After Hall’s Croft, I decided to deviate from the bus tour a bit and I headed to the Holy Trinity Church just a couple of blocks from Hall’s Croft. Holy Trinity Church is where Shakespeare was buried. Knowing that buying a burial plot in the cemetery would give him only 20 years of interment (after which his remains would be dug up and burned in a bonefire – bonfire, by today’s usage), Shakespeare had himself buried under the chancel of the church. The church is still in operation today, and alongside Shakespeare are buried Anne Hathaway, one of Shakespeare’s daughters, and her husband. Inscribed on Shakespeare’s grave is a curse upon anyone who should move his bones.
I was shocked by my reaction to visiting Shakespeare’s grave. The church was beautiful, with high arches and beautiful stained glass windows everywhere you look. I walked up to Shakespeare’s grave right at 5 o’clock, so I stood looking at his grave while the church bells rang above me. In that moment, I was overcome by something, not sadness exactly, and I nearly cried. I left the church with my throat aching with suppressed tears.
Thinking to lighten my mood, I decided it was time for the river cruise. The information pamphlet noted that the last cruise left the dock at 5:30, so I headed in that direction and arrived at 5:20. The waiting area looked closed up, and the boat, although running, also looked like it was done for the night, which chairs stacked on tables, etc. I checked the departure time board and found that the last cruise had left at 5:00. I checked the pamphlet again, and it most definitely said 5:30. I was pretty irritated, but my plan is to speak with someone about it this morning in the hopes of still getting to use my ticket.

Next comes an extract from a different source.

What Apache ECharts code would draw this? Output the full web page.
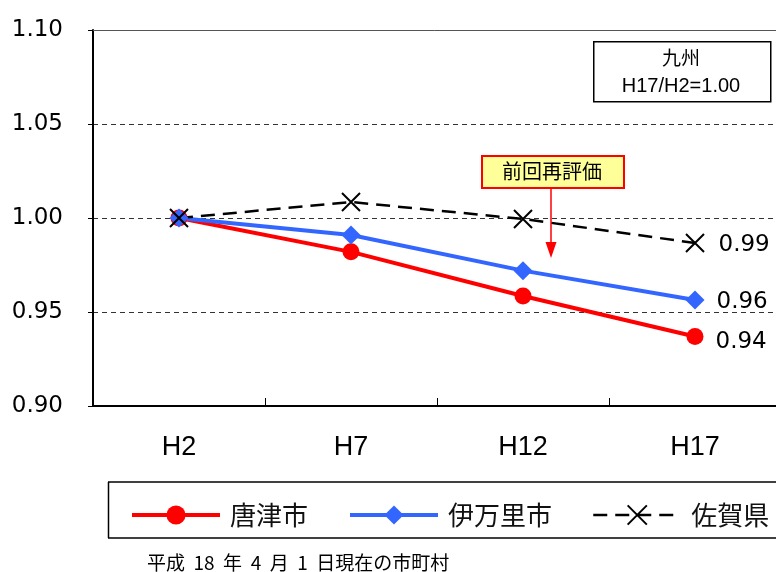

I think I will also visit New Place, the final home of Shakespeare before his death. Additionally, I’ll probably do one of the walking tours that I bought myself a guide to, or, if I’m speedy, I might catch the 11am guided walking tour. I’m really glad I’m staying for another day, although it may mean that I miss out on other sights that I might have enjoyed seeing. I just can’t help how much I’ve been loving basking the Shakespeare-ness of this town! It’s somewhat amusing that I’m here, reveling in Shakespeare, when just a little over 3 years ago I would have sworn up and down that Shakespeare was overrated and not worth such worship. During my senior year of college, I had to write a paper about Shakespeare. Our assignment was to write something original about Shakespeare, which, of course, is virtually impossible to do (especially in a 10 page, undergraduate research paper). I did my damnedest, however, and in the process I fell in love with King Lear, or, more specifically, Edgar. Ever since, I’ve been an undying fan of the Bard, and although I’m in no way an expert, I have a huge appreciation for his contributions to our culture.
One point that was repeatedly made during my day on the town is just how much Shakespeare influenced the English language. We use his words every day and don’t even realize we are doing so. For instance: frugal, monumental, unreal, jaded, discontent. Of course, he created a number of less common words too, my favorite of which is honorificabilitudinitatibus (and yes, I can pronounce it). But the point is that Shakespeare is in your life whether you want him to be or not. Not to mention that his plays are such a huge part of our cultural frame of reference, even if we haven’t read them. Who doesn’t know that Romeo and Juliet were star-crossed lovers? Who hasn’t heard “to be or not to be, that is the question” or “double, double toil and trouble”? Sure, they are hugely cliched phrases, but if you really think about it, it’s hard to imagine culture today without Shakespeare (consider, for instance, all of the movies and plays and musicals that are reinterpretations of Shakespeare’s stories). And he was just a guy, writing, trying to make a living. Sure, he was a genius, but he was also just a guy. There’s no way he could have imagined what an important figure he’d become in the world, and sometimes I wonder how it happened. History, culture, literature – they all have so many blind spots, so many places where people slip through the cracks. Aren’t we lucky he wasn’t one of those people?